Now consider how many thousands of micro messages you get every day: we might see thousands of tweets, hundreds of email subject lines, hundreds of Instagram or Facebook posts, hundreds of social ads, dozens of billboards, hundreds or thousands of WhatsApp messages, hundreds of Slack messages. Plus every piece you actively engage in: the podcast, the news update, the weather forecast (although how many times do we ask Google again having already forgotten?).
How many unread emails do you have in your promotions folder? Even inbox zeroists sometimes leave these folders there to gather numbers.
“We don’t want to piss off our customers”
Our memories are flawed. And it is because of this that if your a business, your communication volume needs to default to high.
But if we know that memories are flawed, why is it so often the case that we try to reduce our frequency?
The answer lies in a one-two punch of psychological biases.
Spotlight effect
Well, first there is spotlight effect3. This is the idea that we believe we are far more ‘viewed’ than we actually are. It in part explains why we care so much about our appearance, our clothes, the identity we put out in the world: because we believe people will notice.

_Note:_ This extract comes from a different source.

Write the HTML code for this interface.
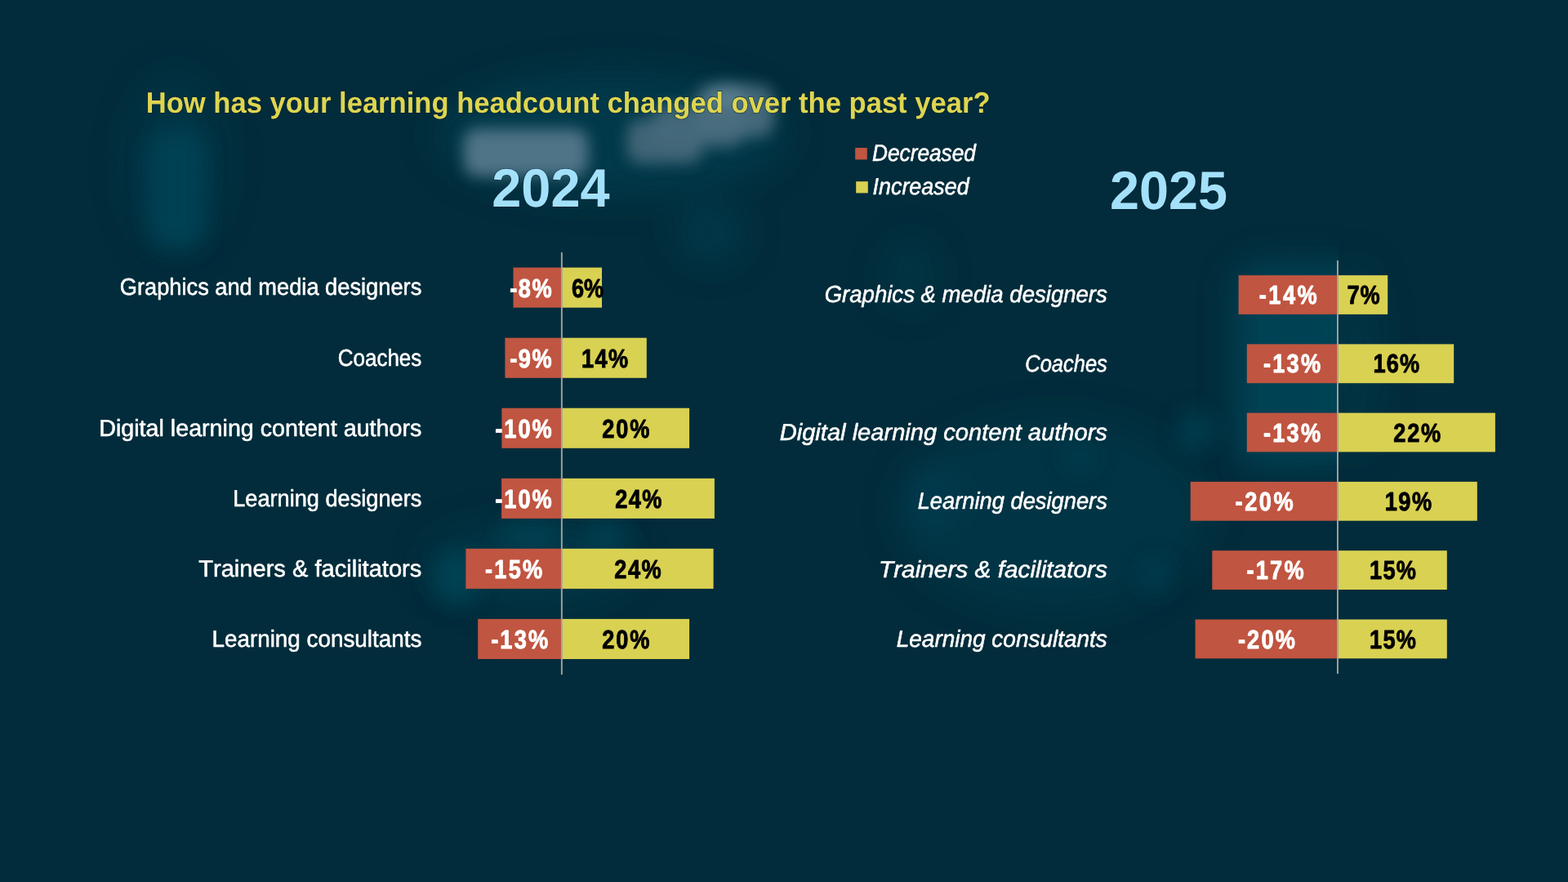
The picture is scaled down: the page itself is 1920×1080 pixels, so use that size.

But it also extends far beyond that.
It explains why so often founders aim to have a ‘big bang launch’ – because if you can land some big coverage it will launch this rocketship. But thinking back to all that information we’re consuming, how many news headlines have you scanned today? How many have you read? Of those you did read, who were the companies included? What about their spokespeople or the journalist?
Spotlight effect also causes us to emphasise our own experience and perspective more than others.4
"For better or worse, the truth is that other people almost never care about us as much as we think they do." – Decision Lab
I’ve caught up with two people in 2024 so far who had no idea our agency rebranded back in Q3 to Ballpoint. For me, that was a big part of the last few months. It was also one of the posts that had the largest impression count on LinkedIn: surely people must have seen it?! That’s spotlight effect.
Then you layer in confirmation bias. This is the idea that we seek out ideas that reinforce our world view. This combined with spotlight effect leads to some tightly confined views on messaging frequency.
How this manifests: send more email
Go back to that promotions folder piece. Now despite the fact that email volume has risen extensively over the last few years, email engagement is on the up.5 There’s a couple of things interestingly here.
Sending one email is akin to being forgotten.
A monthly newsletter is the number one way to be forgotten.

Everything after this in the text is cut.